Abstract
At the time of writing, the war in Ukraine is entering its fourth year. So far, more than six million Ukrainian refugees have sought shelter in the European Union. In this paper, we study the experiences of liminality among the displaced Ukrainian community in Finland. This paper addresses the question: How do Ukrainian refugees seek to organize and make sense of their situation? Using a practice-based phenomenological approach, we identify three practices: integrating into Finnish society; gaining financial independence; and resisting separation from their former lives in Ukraine. Based on these findings, we offer two contributions to understanding liminality: first, that it emerges through a collapse of practical intelligibility; and second, that it becomes an unattainable embodied concern and a site of struggle. Our study re-theorizes liminality not as a fixed feature of certain contexts or boundaries, but as an ongoing process and lived experience.
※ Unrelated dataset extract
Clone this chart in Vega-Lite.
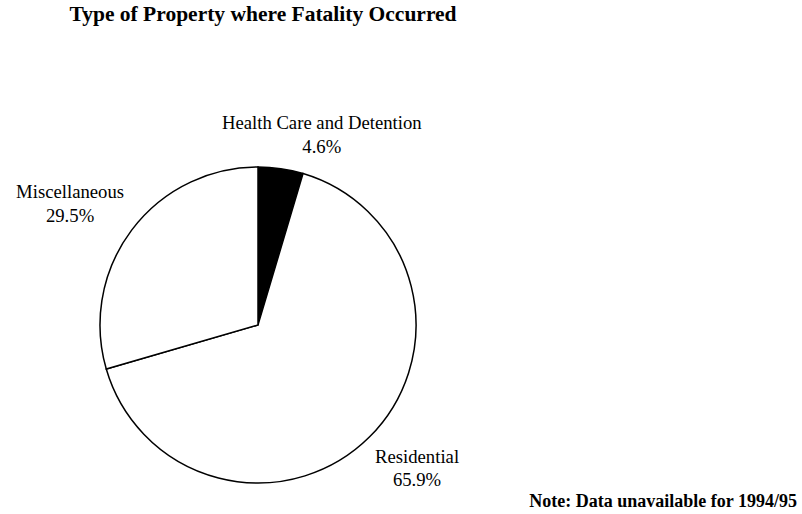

| Original language | English |
|---|---|
| Article number | 01708406251370511 |
| Pages (from-to) | 193-217 |
| Number of pages | 25 |
| Journal | Organization Studies |
| Volume | 47 |
| Issue number | 2 |
| Early online date | 9 Aug 2025 |
| DOIs | |
| Publication status | Published - Feb 2026 |
| MoE publication type | A1 Journal article-refereed |
Funding
This work was supported by the Foundation for Economic Education (Liikesivistysrahasto) [grant number 220265].
UN SDGs
This output contributes to the following UN Sustainable Development Goals (SDGs)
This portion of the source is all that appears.